RAW DATA:
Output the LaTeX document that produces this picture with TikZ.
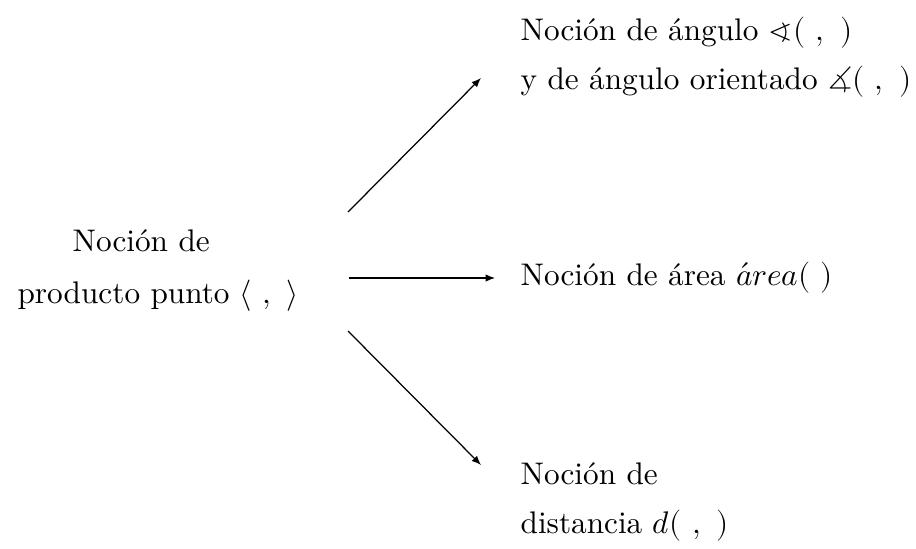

...

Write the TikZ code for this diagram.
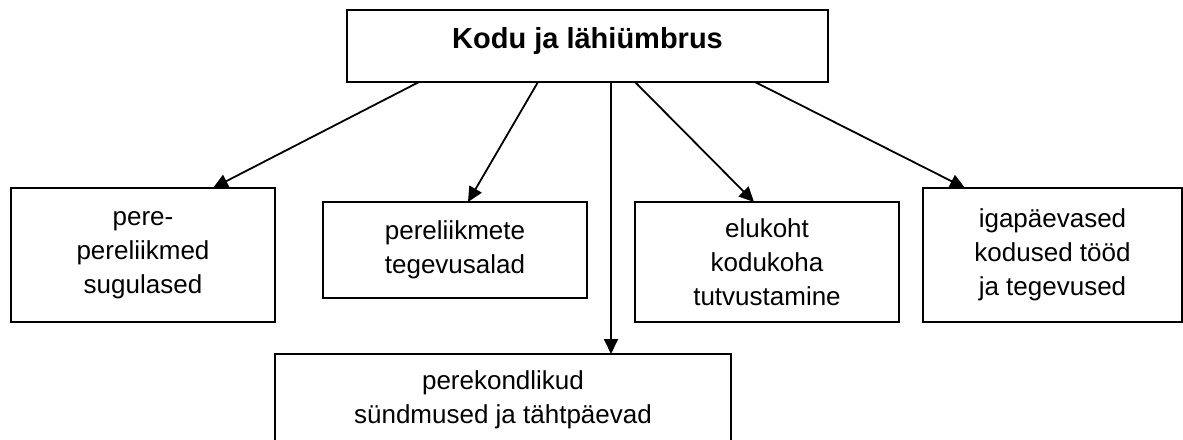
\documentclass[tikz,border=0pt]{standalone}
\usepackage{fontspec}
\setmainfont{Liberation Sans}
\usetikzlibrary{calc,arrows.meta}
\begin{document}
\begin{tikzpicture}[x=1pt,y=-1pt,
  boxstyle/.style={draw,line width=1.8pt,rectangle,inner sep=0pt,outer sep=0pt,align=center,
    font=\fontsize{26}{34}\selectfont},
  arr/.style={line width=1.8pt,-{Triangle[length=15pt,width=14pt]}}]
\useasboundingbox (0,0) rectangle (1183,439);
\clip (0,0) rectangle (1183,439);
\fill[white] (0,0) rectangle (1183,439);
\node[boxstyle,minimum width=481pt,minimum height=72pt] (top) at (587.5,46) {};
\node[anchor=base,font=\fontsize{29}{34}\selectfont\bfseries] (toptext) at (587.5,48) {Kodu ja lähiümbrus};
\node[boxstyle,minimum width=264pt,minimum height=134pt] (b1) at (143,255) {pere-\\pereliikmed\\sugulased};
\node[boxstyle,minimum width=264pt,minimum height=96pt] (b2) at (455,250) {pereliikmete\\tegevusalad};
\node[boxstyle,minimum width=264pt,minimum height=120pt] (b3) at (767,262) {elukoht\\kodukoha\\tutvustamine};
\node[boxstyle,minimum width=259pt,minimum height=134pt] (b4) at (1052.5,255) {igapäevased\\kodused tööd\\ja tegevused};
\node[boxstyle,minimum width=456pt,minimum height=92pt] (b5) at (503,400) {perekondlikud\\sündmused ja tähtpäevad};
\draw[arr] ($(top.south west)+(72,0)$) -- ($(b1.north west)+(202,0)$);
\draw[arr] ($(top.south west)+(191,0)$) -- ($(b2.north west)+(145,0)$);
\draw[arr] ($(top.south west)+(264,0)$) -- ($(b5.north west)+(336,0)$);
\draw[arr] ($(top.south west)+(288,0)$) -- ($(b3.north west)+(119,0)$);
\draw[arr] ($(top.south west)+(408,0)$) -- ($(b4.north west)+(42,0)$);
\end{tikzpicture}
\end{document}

TASK STATEMENT: Look above for lines with the word "this" and copy them all.

COMPLETE ANSWER:
Output the LaTeX document that produces this picture with TikZ.
Write the TikZ code for this diagram.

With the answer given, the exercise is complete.